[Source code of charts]
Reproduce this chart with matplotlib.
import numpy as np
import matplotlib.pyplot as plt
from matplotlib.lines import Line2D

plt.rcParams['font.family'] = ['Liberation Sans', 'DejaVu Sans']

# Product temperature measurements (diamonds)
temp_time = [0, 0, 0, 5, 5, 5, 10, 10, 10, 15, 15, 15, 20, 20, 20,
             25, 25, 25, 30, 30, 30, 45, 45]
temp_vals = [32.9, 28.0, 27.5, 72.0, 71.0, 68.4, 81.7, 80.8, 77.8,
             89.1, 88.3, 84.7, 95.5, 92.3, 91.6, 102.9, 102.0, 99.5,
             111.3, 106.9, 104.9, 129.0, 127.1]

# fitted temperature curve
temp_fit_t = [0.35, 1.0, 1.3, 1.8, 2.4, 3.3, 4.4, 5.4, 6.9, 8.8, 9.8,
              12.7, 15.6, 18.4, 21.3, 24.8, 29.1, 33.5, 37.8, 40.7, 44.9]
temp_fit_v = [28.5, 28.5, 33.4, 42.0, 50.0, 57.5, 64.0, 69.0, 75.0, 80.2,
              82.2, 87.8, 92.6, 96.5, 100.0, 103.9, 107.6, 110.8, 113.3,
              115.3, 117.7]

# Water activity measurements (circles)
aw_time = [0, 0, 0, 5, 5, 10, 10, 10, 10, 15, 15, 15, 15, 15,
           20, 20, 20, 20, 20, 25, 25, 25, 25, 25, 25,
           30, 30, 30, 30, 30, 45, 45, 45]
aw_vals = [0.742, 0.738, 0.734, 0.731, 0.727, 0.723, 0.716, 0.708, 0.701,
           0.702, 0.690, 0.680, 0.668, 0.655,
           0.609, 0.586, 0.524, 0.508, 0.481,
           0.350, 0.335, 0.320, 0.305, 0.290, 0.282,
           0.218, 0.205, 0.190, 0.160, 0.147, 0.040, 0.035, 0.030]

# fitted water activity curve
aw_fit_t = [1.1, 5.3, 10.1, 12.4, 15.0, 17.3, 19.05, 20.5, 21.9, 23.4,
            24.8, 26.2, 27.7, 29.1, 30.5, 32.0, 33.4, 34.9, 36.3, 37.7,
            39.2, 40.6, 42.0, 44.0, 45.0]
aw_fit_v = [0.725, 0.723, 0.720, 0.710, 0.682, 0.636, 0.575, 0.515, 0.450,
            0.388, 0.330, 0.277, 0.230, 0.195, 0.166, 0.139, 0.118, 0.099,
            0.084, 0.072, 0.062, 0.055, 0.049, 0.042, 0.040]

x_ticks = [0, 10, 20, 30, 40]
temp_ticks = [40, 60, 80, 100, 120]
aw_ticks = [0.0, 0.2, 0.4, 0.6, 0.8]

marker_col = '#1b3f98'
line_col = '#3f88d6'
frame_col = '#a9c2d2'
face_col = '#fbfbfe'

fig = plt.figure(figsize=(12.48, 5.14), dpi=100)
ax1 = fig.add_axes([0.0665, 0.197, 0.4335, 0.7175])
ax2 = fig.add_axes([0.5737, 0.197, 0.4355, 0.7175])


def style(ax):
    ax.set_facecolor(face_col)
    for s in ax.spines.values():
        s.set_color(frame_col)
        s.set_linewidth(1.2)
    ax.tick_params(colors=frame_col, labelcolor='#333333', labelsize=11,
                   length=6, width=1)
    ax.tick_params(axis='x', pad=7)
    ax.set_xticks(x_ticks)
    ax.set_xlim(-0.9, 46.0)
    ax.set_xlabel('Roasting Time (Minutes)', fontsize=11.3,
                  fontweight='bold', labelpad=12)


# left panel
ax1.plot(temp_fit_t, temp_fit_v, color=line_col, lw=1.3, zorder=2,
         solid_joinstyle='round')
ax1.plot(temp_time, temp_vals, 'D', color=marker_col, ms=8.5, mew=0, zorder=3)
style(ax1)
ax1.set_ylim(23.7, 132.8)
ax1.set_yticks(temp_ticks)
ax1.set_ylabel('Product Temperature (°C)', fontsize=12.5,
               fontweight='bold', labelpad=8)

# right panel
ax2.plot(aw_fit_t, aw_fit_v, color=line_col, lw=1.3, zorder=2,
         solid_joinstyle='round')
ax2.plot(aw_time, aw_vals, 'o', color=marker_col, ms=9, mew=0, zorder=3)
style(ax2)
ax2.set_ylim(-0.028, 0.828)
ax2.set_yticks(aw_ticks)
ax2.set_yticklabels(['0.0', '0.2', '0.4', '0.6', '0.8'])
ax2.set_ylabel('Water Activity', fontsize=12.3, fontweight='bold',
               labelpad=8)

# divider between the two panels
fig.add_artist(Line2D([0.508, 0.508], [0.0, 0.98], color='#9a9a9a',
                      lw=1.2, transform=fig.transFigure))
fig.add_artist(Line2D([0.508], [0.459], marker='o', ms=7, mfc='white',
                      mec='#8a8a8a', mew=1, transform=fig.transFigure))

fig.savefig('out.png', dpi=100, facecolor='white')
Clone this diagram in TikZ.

> [To be done]: Quote every line from the beginning of the entries up to and including the line that contains "plt.rcParams['font.family'] = ['Liberation".

> [The completed task]:
Reproduce this chart with matplotlib.
import numpy as np
import matplotlib.pyplot as plt
from matplotlib.lines import Line2D

plt.rcParams['font.family'] = ['Liberation Sans', 'DejaVu Sans']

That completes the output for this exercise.